Sekou Sundiata Longstoryshort (Righteous Babe)
National Records
Reviewed by David Lynch, Fri., Feb. 18, 2000
Sekou Sundiata
Longstoryshort (Righteous Babe)
Though it has several contemporary aliases -- word jazz, spoken word, etc. -- poetry has been around literally forever. Regardless of the tag used, this literary genre is currently enjoying a resurgence, both in performance and with record labels. It should then come as no surprise that one of Ani DiFranco's first non-Ani releases on her Righteous Babe imprint would be her former poetry professor at Manhattan's New School University, Sekou Sundiata. An urban wordsmith par excellence, Harlem-born Sundiata is both inspired by, and on par with, the greats: Langston Hughes, Linton Kwesi Johnson, Gil Scott-Heron, and Umar Bin Hassan.
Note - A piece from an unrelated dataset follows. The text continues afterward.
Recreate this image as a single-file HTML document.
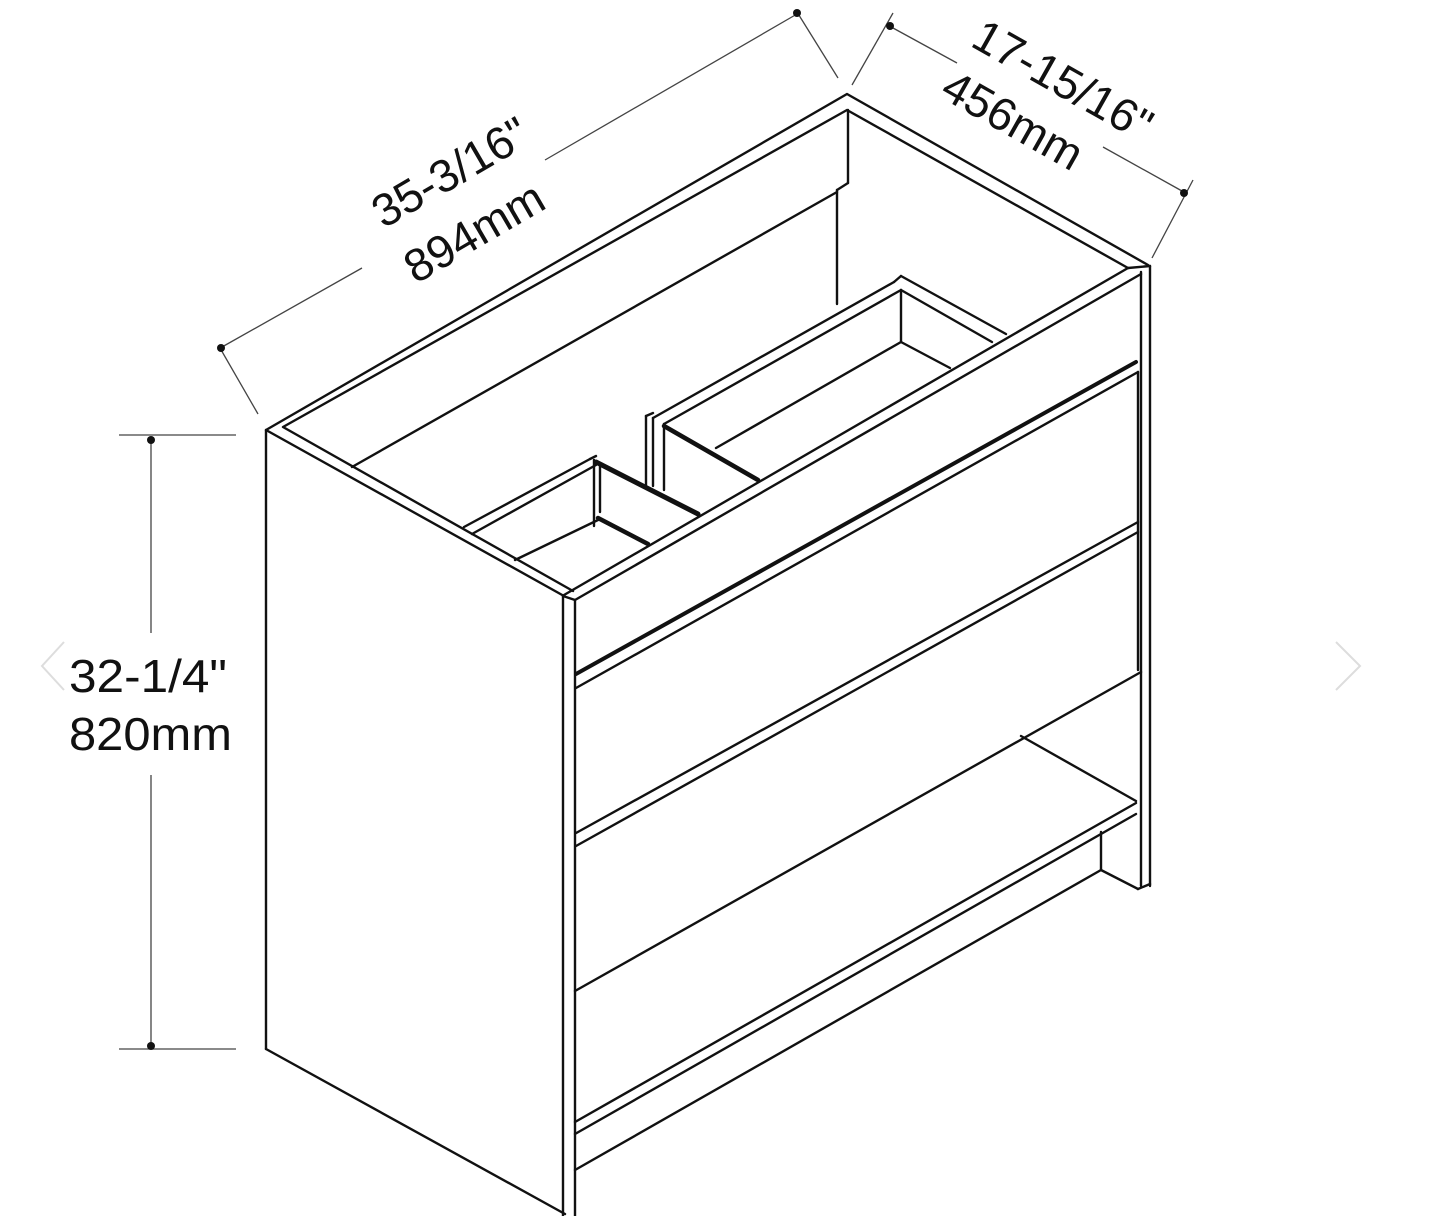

On his second release of musical poetry, Sundiata shines like the bright African summer sun: The title track, planted on a fertile sonic bed, is informed by Coltrane's Love Supreme as much as Gil Scott-Heron's "Whitey on the Moon," the organ-propelled slow drop of "Making Poems" breathes and flows like Amiri Baraka reading with the Funky Meters, and "Droppin' Revolution" is simultaneously as in-your-face as an NYC cabby's horn and elusive as steam coming up from a Manhattan manhole. Yet with such a labyrinthine mansion built of words, one wonders why Longstoryshort has no lyric sheet. Still, Sundiata's funky-blue-soul poetry holds up to repeated listenings, with music that's full of sonic surprises, which unfold like the multiple meanings of the poet's well-crafted words. What Sekou Sundiata -- America's de facto poet laureate -- offers on Longstoryshort isn't spoken word. It's spoken wisdom.